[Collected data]
[Start]
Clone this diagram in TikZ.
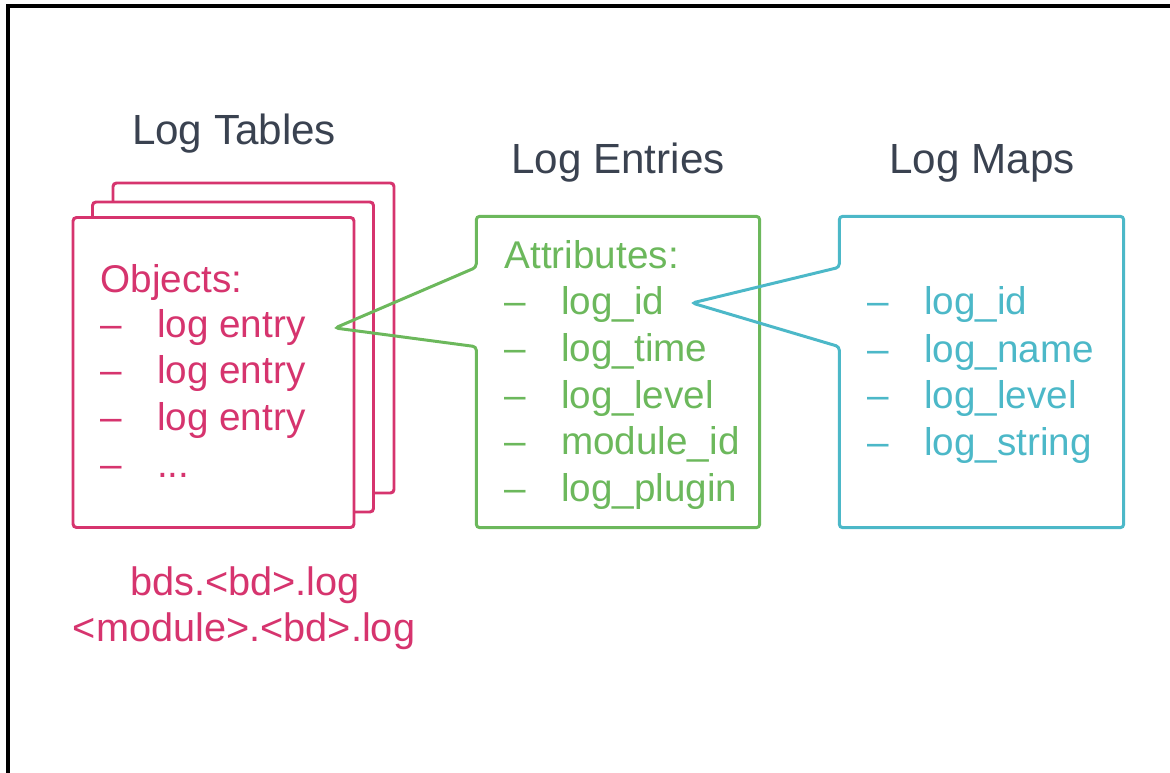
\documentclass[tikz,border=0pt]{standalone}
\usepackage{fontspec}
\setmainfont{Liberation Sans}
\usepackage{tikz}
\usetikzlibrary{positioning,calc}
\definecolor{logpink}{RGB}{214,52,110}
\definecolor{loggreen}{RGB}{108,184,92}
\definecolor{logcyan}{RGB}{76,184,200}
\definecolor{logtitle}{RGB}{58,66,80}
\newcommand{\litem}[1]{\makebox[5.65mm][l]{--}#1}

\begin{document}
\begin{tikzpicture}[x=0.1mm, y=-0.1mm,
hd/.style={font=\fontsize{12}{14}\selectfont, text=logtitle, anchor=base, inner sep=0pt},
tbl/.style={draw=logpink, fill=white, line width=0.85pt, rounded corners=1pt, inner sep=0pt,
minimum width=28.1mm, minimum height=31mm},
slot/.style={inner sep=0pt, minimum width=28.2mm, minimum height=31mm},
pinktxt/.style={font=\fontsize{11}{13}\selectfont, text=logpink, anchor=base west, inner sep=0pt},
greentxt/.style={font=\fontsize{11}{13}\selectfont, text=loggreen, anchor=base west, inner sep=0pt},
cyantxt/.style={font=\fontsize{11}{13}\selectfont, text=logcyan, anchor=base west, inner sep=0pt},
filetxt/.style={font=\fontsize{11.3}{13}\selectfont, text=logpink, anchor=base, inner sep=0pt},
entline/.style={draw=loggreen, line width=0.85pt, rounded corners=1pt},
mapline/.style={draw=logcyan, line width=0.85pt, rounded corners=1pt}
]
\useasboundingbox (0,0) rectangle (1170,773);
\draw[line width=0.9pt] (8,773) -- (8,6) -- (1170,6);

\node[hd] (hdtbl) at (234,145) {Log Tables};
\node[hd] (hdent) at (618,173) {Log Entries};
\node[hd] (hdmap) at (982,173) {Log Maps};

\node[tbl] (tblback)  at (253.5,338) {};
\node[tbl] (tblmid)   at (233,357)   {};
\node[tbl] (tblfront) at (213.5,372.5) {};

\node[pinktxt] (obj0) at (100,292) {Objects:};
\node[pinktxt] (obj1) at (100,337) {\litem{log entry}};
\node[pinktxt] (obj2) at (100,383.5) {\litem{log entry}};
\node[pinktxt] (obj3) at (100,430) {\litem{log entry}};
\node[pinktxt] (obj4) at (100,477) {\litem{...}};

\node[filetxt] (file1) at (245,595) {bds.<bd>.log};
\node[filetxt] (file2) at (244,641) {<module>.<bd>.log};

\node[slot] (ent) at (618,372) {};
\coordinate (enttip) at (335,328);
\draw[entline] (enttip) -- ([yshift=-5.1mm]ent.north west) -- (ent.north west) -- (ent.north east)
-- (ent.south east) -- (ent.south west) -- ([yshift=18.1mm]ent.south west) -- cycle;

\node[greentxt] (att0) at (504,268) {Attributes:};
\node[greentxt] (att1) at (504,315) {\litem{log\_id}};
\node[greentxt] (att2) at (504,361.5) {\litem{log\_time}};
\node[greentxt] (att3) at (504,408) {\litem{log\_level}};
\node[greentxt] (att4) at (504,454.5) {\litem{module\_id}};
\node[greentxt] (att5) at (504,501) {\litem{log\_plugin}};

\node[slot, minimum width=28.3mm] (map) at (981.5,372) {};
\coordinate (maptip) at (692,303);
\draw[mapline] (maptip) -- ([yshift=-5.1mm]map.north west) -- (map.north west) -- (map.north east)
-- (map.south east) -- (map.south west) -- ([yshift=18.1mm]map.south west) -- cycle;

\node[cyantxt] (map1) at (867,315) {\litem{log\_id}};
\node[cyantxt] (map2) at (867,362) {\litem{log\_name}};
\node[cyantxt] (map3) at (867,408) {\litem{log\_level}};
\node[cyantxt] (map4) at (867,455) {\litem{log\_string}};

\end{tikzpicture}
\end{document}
[End]
[Start]
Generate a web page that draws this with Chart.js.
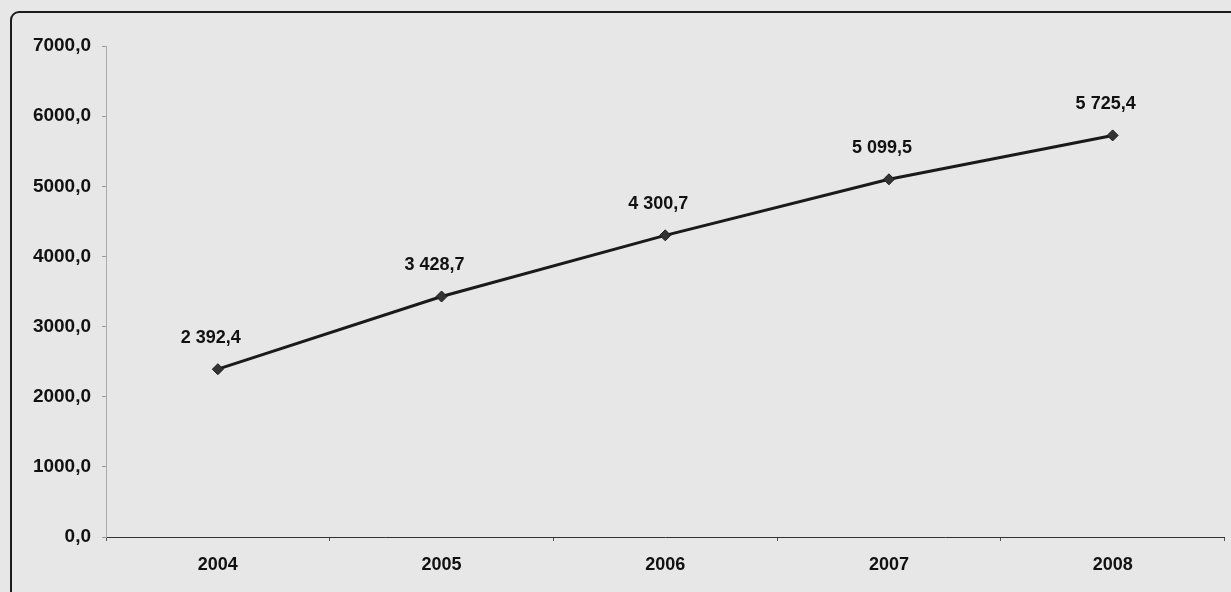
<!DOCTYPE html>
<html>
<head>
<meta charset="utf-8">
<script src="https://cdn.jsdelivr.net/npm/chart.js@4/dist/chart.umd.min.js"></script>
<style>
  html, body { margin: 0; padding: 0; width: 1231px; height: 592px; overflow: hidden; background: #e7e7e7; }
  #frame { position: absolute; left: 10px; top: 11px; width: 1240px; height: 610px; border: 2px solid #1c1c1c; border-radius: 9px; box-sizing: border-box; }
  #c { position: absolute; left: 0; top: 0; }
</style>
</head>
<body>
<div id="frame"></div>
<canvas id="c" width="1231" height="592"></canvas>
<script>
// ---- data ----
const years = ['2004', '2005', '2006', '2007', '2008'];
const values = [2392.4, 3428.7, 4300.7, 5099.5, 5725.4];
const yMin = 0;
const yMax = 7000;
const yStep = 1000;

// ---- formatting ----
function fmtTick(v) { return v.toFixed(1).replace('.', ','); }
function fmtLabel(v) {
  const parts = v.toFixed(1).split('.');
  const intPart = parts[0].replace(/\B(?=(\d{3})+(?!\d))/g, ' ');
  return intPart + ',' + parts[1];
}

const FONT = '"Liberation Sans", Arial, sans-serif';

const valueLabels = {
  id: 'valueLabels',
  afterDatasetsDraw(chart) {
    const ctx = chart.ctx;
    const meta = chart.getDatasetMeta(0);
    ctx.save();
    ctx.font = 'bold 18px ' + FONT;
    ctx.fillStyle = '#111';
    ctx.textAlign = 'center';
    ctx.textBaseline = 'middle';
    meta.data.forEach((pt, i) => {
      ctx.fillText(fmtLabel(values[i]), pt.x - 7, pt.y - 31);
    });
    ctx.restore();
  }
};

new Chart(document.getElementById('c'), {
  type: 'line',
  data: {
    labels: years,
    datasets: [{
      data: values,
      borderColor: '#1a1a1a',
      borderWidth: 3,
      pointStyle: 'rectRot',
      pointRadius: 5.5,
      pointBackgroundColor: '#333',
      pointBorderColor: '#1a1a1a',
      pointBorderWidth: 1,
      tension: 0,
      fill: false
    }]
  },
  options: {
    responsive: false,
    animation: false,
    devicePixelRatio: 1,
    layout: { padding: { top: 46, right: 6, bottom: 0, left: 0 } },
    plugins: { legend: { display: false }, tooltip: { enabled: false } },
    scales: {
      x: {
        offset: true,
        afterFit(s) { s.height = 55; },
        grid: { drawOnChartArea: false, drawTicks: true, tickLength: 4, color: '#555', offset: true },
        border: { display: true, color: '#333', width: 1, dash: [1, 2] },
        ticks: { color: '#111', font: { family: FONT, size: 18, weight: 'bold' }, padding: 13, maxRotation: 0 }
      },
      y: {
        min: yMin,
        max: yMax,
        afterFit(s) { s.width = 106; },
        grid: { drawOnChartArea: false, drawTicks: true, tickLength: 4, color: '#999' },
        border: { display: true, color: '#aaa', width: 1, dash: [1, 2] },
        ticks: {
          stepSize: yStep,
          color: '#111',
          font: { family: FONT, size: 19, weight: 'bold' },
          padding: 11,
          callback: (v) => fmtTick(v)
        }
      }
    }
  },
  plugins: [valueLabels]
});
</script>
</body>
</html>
[End]
▸ TASK STATEMENT: Without the pictures, give again exactly the lines above starting at the line containing "Clone this diagram in TikZ." and ending at the line containing "(hdmap) at (982,173)".

▸ REPLY:
Clone this diagram in TikZ.
\documentclass[tikz,border=0pt]{standalone}
\usepackage{fontspec}
\setmainfont{Liberation Sans}
\usepackage{tikz}
\usetikzlibrary{positioning,calc}
\definecolor{logpink}{RGB}{214,52,110}
\definecolor{loggreen}{RGB}{108,184,92}
\definecolor{logcyan}{RGB}{76,184,200}
\definecolor{logtitle}{RGB}{58,66,80}
\newcommand{\litem}[1]{\makebox[5.65mm][l]{--}#1}

\begin{document}
\begin{tikzpicture}[x=0.1mm, y=-0.1mm,
hd/.style={font=\fontsize{12}{14}\selectfont, text=logtitle, anchor=base, inner sep=0pt},
tbl/.style={draw=logpink, fill=white, line width=0.85pt, rounded corners=1pt, inner sep=0pt,
minimum width=28.1mm, minimum height=31mm},
slot/.style={inner sep=0pt, minimum width=28.2mm, minimum height=31mm},
pinktxt/.style={font=\fontsize{11}{13}\selectfont, text=logpink, anchor=base west, inner sep=0pt},
greentxt/.style={font=\fontsize{11}{13}\selectfont, text=loggreen, anchor=base west, inner sep=0pt},
cyantxt/.style={font=\fontsize{11}{13}\selectfont, text=logcyan, anchor=base west, inner sep=0pt},
filetxt/.style={font=\fontsize{11.3}{13}\selectfont, text=logpink, anchor=base, inner sep=0pt},
entline/.style={draw=loggreen, line width=0.85pt, rounded corners=1pt},
mapline/.style={draw=logcyan, line width=0.85pt, rounded corners=1pt}
]
\useasboundingbox (0,0) rectangle (1170,773);
\draw[line width=0.9pt] (8,773) -- (8,6) -- (1170,6);

\node[hd] (hdtbl) at (234,145) {Log Tables};
\node[hd] (hdent) at (618,173) {Log Entries};
\node[hd] (hdmap) at (982,173) {Log Maps};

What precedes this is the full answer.